For the first time in 8 months i have hope. Hope that my physical being can return to some sense of normalcy. Today was a day that for me was unusual. i was told that i would need surgery and for me that was a great thing. i finally had answers as to what was wrong with the way i was “healing” after my first surgery. the “complications” turned into a “failure” of sorts.
let me explain that, what my first surgeon did was not wrong. he only did what he knew, and for that i am grateful, but what i am upset about is that as soon as we told him there was something wrong the only reaction we got from him was “you signed the paperwork about this. you knew this could happen.”
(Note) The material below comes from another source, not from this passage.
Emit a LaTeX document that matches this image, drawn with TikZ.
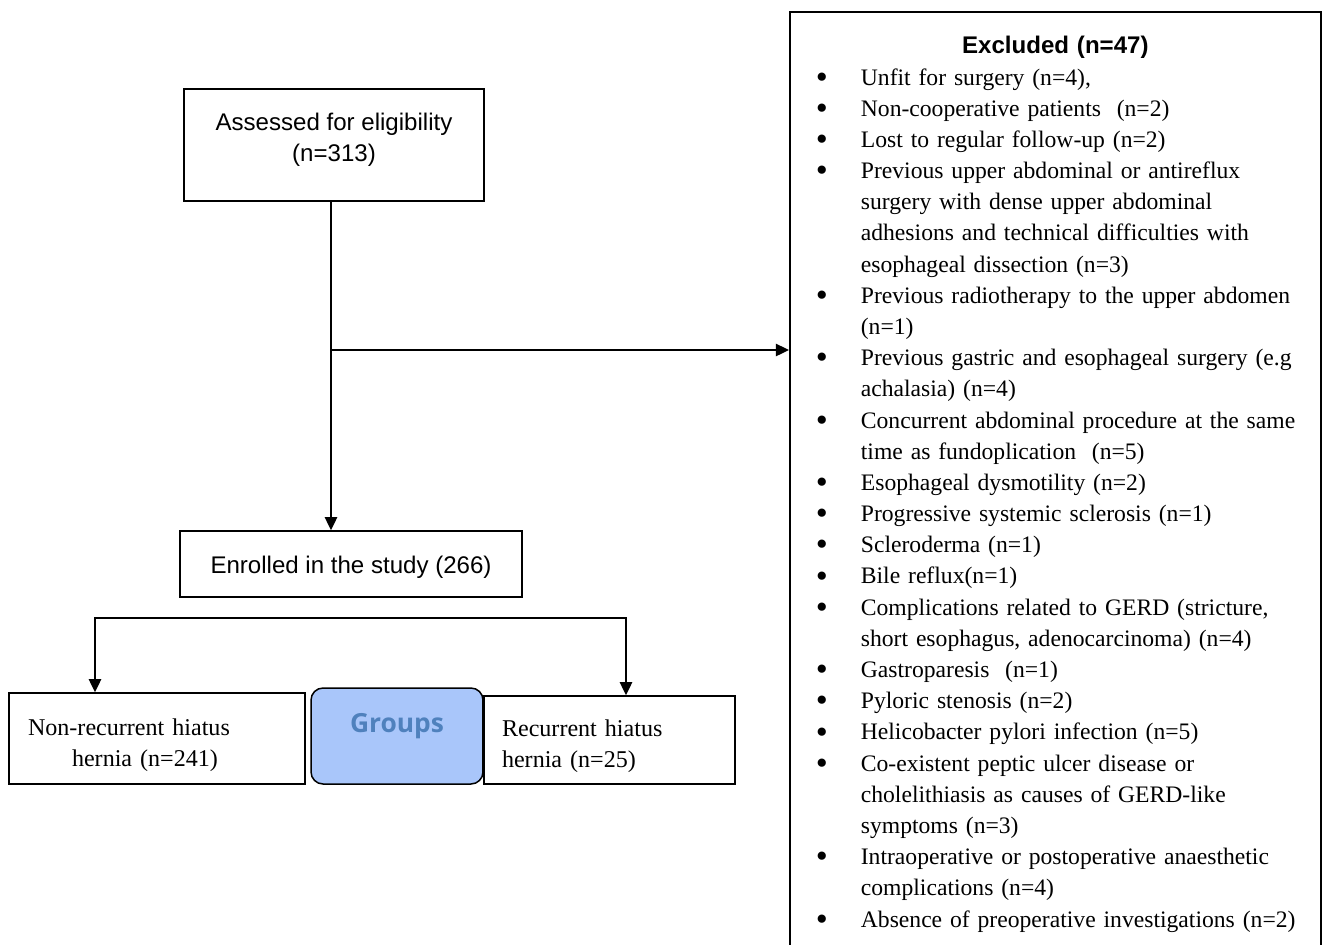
\documentclass[tikz,border=0pt]{standalone}
\usepackage{fontspec}
\setmainfont{Liberation Serif}
\setsansfont{Liberation Sans}
\newfontfamily\grpfont{Open Sans}
\usepackage{xcolor}
\definecolor{grpfill}{RGB}{169,198,250}
\definecolor{grptext}{RGB}{79,129,189}
\usetikzlibrary{arrows.meta, positioning}

\newcommand{\txtsize}{\fontsize{13.7pt}{17.68pt}\selectfont}
\newcommand{\exitem}[1]{\par\hangindent=1.42cm\hangafter=1\noindent
  \hspace*{0.52cm}\makebox[0.9cm][l]{\raisebox{-1.8pt}{\scalebox{1.45}{\textbullet}}}#1}

\tikzset{
  box/.style={draw, line width=0.85pt, inner sep=0pt},
  flow/.style={line width=1.1pt, -{Triangle[length=7.5pt, width=7pt]}},
  fork/.style={line width=1.1pt,
    {Triangle[length=7.5pt, width=7pt]}-{Triangle[length=7.5pt, width=7pt]}},
}

\begin{document}
\begin{tikzpicture}[x=0.02cm, y=-0.02cm, font=\txtsize]
  \useasboundingbox (0,0) rectangle (1322,944);

  % left column
  \node[box, font=\txtsize\sffamily, align=center, minimum width=6cm,
        minimum height=2.24cm, text depth=8.6pt] (assess) at (334,145)
        {Assessed for eligibility\\(n=313)};
  \node[box, font=\txtsize\sffamily, minimum width=6.84cm,
        minimum height=1.32cm, text height=13.4pt] (enrol) at (351,564)
        {Enrolled in the study (266)};

  % groups
  \node[box, align=left, text width=5.16cm, inner xsep=0.38cm,
        minimum height=1.82cm, text height=16.8pt] (nonrec) at (157,738.5)
        {Non-recurrent hiatus\\\hspace*{0.88cm}hernia (n=241)};
  \node[box, fill=grpfill, rounded corners=0.24cm, minimum width=3.44cm,
        minimum height=1.92cm, text=grptext, text depth=15pt,
        font=\grpfont\fontsize{15pt}{18pt}\selectfont\bfseries] (groups)
        at (397,736) {Groups};
  \node[box, align=left, text width=4.3cm, inner xsep=0.36cm,
        minimum height=1.76cm, text height=16.2pt] (rec) at (609.5,740)
        {Recurrent hiatus\\hernia (n=25)};

  % exclusions
  \node[draw, line width=1pt, anchor=north west, text width=10.62cm,
        inner xsep=0pt, inner ysep=0.49cm, align=left,
        font=\fontsize{13.45pt}{17.75pt}\selectfont] (excl) at (789,11)
        {{\centering\sffamily\bfseries\fontsize{13.7pt}{17.75pt}\selectfont
          Excluded (n=47)\par}
         \exitem{Unfit for surgery (n=4),}
         \exitem{Non-cooperative patients~ (n=2)}
         \exitem{Lost to regular follow-up (n=2)}
         \exitem{Previous upper abdominal or antireflux\newline
                 surgery with dense upper abdominal\newline
                 adhesions and technical difficulties with\newline
                 esophageal dissection (n=3)}
         \exitem{Previous radiotherapy to the upper abdomen\newline (n=1)}
         \exitem{Previous gastric and esophageal surgery (e.g\newline
                 achalasia) (n=4)}
         \exitem{Concurrent abdominal procedure at the same\newline
                 time as fundoplication~ (n=5)}
         \exitem{Esophageal dysmotility (n=2)}
         \exitem{Progressive systemic sclerosis (n=1)}
         \exitem{Scleroderma (n=1)}
         \exitem{Bile reflux(n=1)}
         \exitem{Complications related to GERD (stricture,\newline
                 short esophagus, adenocarcinoma) (n=4)}
         \exitem{Gastroparesis~ (n=1)}
         \exitem{Pyloric stenosis (n=2)}
         \exitem{Helicobacter pylori infection (n=5)}
         \exitem{Co-existent peptic ulcer disease or\newline
                 cholelithiasis as causes of GERD-like\newline
                 symptoms (n=3)}
         \exitem{Intraoperative or postoperative anaesthetic\newline
                 complications (n=4)}
         \exitem{Absence of preoperative investigations (n=2)%
                 \rule[-20pt]{0pt}{1pt}}};

  % connectors
  \coordinate (mid) at (331,350);
  \coordinate (forkL) at (95,618);
  \coordinate (forkR) at (626,618);
  \draw[flow] (assess.south -| mid) -- (enrol.north -| mid);
  \draw[flow] (mid) -- (excl.west |- mid);
  \draw[fork] (nonrec.north -| forkL) -- (forkL) -- (forkR)
              -- (rec.north -| forkR);
\end{tikzpicture}
\end{document}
after 8 months i finally get to see another professional about my injury and after she looked at it a heard words that i was starting to think i would never hear. “I know what’s wrong and i can fix you.” while she did say that it was not 100% she said that 1.) in the three years she had done this operation she only had one “problem” in that that patient was healing slower than other before them 2.) that at the very, very, very worst my pain level would be the same as what they are now. I have nothing to lose.
once i heard that i started crying. my mom asked why i was and my response was. “We have answers. I might be normal again.” after i said that i could feel her heart break inside. now all that’s left is to schedule the surgery and go from there. i am joyous that i have answers finally after tortuously being pained for 8 months, but i am terrified by the thought of another surgery. the one thing that keeps me calm is knowing that my mother will be with me every step of the way.
I need to be strong for her. i would do anything for her. she hates the fact that all of this happened and that everyday i am miserable, she blames herself for it all and it kills me inside. seeing her painning herself like that hurts so i try to put a brave face best as i can but some days are harder than others. i am happy she is starting to lighten up on herself now that she knows there is hope.